Depression is one of the leading causes of disability worldwide. It has been estimated that 1 in 5 people will experience depression during their lifetimes. About 85 percent of people experiencing a first episode of depression will relapse within the next 10 years.
While cognitive therapy and antidepressants that increase serotonin can be effective treatments for depression, these treatments don’t work for more than a third of depressed patients. More recent theories of depression suggest that an imbalance in gut microbiota and dysfunction in the axis connecting the gut and the brain may be involved. This article will explain some of these mechanisms.

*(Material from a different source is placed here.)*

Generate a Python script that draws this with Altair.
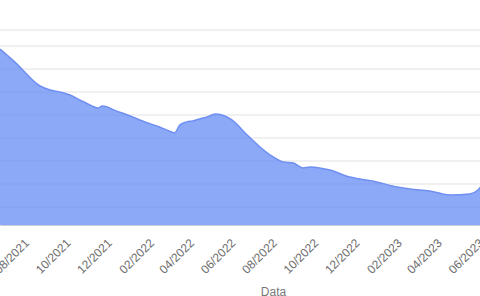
import altair as alt
import pandas as pd

dates = [
    "2021-06-28", "2021-07-20", "2021-08-26", "2021-09-10", "2021-09-24",
    "2021-10-09", "2021-10-24", "2021-11-08", "2021-11-19", "2021-11-26",
    "2021-12-17", "2022-01-10", "2022-01-20", "2022-02-18", "2022-03-08",
    "2022-03-12", "2022-03-20", "2022-03-30", "2022-04-08", "2022-04-18",
    "2022-04-29", "2022-05-11", "2022-05-21", "2022-06-05", "2022-06-27",
    "2022-07-16", "2022-07-31", "2022-08-19", "2022-09-03", "2022-09-17",
    "2022-09-28", "2022-10-12", "2022-10-27", "2022-11-25", "2022-12-10",
    "2023-01-04", "2023-02-03", "2023-02-22", "2023-03-23", "2023-04-22",
    "2023-05-21", "2023-06-02", "2023-06-08",
]
values = [
    78.7, 73.0, 62.6, 60.9, 60.0,
    58.7, 56.5, 54.3, 53.0, 53.9,
    51.7, 49.1, 47.8, 44.8, 42.6,
    42.2, 45.7, 47.0, 47.4, 48.3,
    49.1, 50.4, 50.0, 47.8, 41.3,
    36.1, 32.6, 29.6, 29.1, 27.0,
    27.4, 27.0, 26.1, 23.0, 22.2,
    20.9, 18.7, 17.8, 17.0, 15.2,
    15.7, 17.4, 19.6,
]

tick_years = [2021, 2021, 2021, 2022, 2022, 2022, 2022, 2022, 2022, 2023, 2023, 2023]
tick_months = [8, 10, 12, 2, 4, 6, 8, 10, 12, 2, 4, 6]

y_min, y_max = 2.17, 86.96
grid_values = [10, 20, 30, 40, 50, 60, 70, 80, y_max]

df = pd.DataFrame({"Data": dates, "Valor": values})
grid_df = pd.DataFrame({"g": grid_values})

tick_vals = [alt.DateTime(year=y, month=m, date=1) for y, m in zip(tick_years, tick_months)]

x_scale = alt.Scale(domain=["2021-06-28", "2023-06-05"], nice=False)
y_scale = alt.Scale(domain=[y_min, y_max], nice=False, zero=False)

x_enc = alt.X(
    "Data:T",
    scale=x_scale,
    axis=alt.Axis(
        values=tick_vals,
        format="%m/%Y",
        labelAngle=-45,
        labelPadding=12,
        labelFont="Liberation Sans",
        labelFontSize=12,
        labelColor="#6e6e6e",
        ticks=False,
        grid=False,
        domainColor="#c8cbd6",
        title="Data",
        titleFont="Liberation Sans",
        titleFontSize=12,
        titleFontWeight="normal",
        titleColor="#777777",
        titleX=273,
        titleY=61,
        titleBaseline="top",
        titleAlign="center",
        labelOverlap=False,
    ),
)
y_enc = alt.Y(
    "Valor:Q",
    scale=y_scale,
    axis=None,
)

grid = alt.Chart(grid_df).mark_rule(color="#e2e2e2", strokeWidth=1).encode(
    y=alt.Y("g:Q", scale=y_scale, axis=None)
)

area = alt.Chart(df).mark_area(
    color="#5b84f5", opacity=0.7, interpolate="monotone", clip=True
).encode(x=x_enc, y=y_enc)

line = alt.Chart(df).mark_line(
    color="#6f8ff2", strokeWidth=1.5, interpolate="monotone", clip=True
).encode(x="Data:T", y="Valor:Q")

chart = (
    alt.layer(grid, area, line)
    .properties(
        width=480,
        height=195,
        autosize=alt.AutoSizeParams(type="none"),
        padding={"left": 0, "right": 0, "top": 30, "bottom": 71},
    )
    .configure_view(stroke=None)
)

chart.save("out.html", embed_options={"renderer": "svg", "actions": False})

The Role of Gut Microbiota
The gut is the largest organ in the human body and contains billions of organisms known as the gut microbiota. In fact, 90 to 95 percent of the cells in the gut are microorganisms, including bacteria, viruses, fungi, and so on. A healthy balance of microorganisms is essential for both mental and physical health.
Unfortunately, aspects of modern life such as high stress, diets high in processed food, antibiotics, pesticides, and sanitized, urban environments have decreased both the amount and richness of healthy gut microbiota, while increasing the amount of unhealthy microorganisms. The latest theories of depression suggest that gut microbiota imbalance could play a major role in this disorder. Depressed patients show a different profile of gut microbiota from healthy people. Their gut microbiota are less diverse and less rich than those of healthy individuals.
How Gut Microbiota Imbalance May Affect Depression
We now know that depression is not just a mental disorder. Depressed patients suffer from many conditions at the same time, including brain dysfunction, immune system dysregulation, and disturbances in stress hormones. Research shows that gut microbiota play a vital role in immunity, hormonal balance, and nervous system functioning.
New theories and research suggest that gut microbiota imbalance may create many of the conditions associated with depression. Gut microbiota influence the development of the HPA axis, which regulates the stress response and is involved in cortisol release. In depressed and chronically stressed people, the HPA-axis can become dysregulated, resulting in excess cortisol (a stress hormone) being circulated.
Gut microbiota also play a role in immune system functioning and regulate the production of chemical messengers called cytokines. An imbalance of pro-inflammatory cytokines can result in chronic inflammation and autoimmune conditions that often co-occur with depression.
Gut microbiota are also involved in nervous system functioning, An imbalance of gut microbiota may affect the level of neurotransmitters such as serotonin, which are known to be implicated in depression. Other research links gut microbiota imbalance to decreased levels of GABA, a brain chemical involved in calming anxiety. The brain and gut may communicate via the vagus nerve, a large nerve that travels throughout the body.
The Leaky Gut
It has been suggested that changes in microbiota resulting from an unhealthy diet, alcohol, and other factors can make the gut lining or epithelium more permeable. The gut epithelium is a kind of wall or barrier that is designed to prevent harmful substances produced by unhealthy gut bacteria from circulating into the body. When the gut becomes “leaky,” chronic inflammation can occur due to an increased production of inflammatory cytokines. Chronic inflammation has also been found in many depressed patients and may partially explain the link between depression and heart disease.
Treatments for Depression Based on Gut Microbiota Imbalance
Some new treatments for depression are designed to regulate gut microbiota. These treatments have shown some success in animal studies and preliminary human studies.
Probiotics have been shown in animal studies to reduce inflammatory cytokines. A study published in the British Journal of Nutrition described a trial of 30 volunteers living with depression. These depressed volunteers were given a daily probiotic supplement combining Lactobacillus and Bifidobacterium bacteria for 30 days. At the end of the trial, they had "significantly" reduced symptoms of psychological distress, including depression and anxiety. In addition to supplements, fermented foods like yogurt and pickles contain probiotics.
2. Omega-3 supplements
Some research suggests that omega-3 supplements can beneficially affect the composition of gut microbiota and increase the production of anti-inflammatory compounds, including fatty acids. Some research suggests that gut microbes, fatty acids, and immunity can act together to maintain the integrity of the intestinal wall and reduce leaky gut. Research studies have shown that omega-3 supplements can be helpful for some types of depression. Natural sources of omega-3s include fish, especially fatty fish like salmon, sardines, and mackerel.
New theories of depression emphasize the role of a leaky gut, the gut microbiota, and dysfunction of the gut-brain axis. Some possible mechanisms include gut leakage leading to chronic inflammation, a dysregulated HPA axis resulting in increased cortisol, or changes in brain neurons and neurotransmitters, such as serotonin and GABA. Both probiotics and omega-3’s show some initial promise in balancing gut microbiota and decreasing depression, but research is still in the preliminary stages.
The Gut-Brain Axis: The Missing Link in Depression. Evrensel A, Ceylan ME.Clin Psychopharmacol Neurosci. 2015 Dec 31;13(3):239-44. doi: 10.9758/cpn.2015.13.3.239.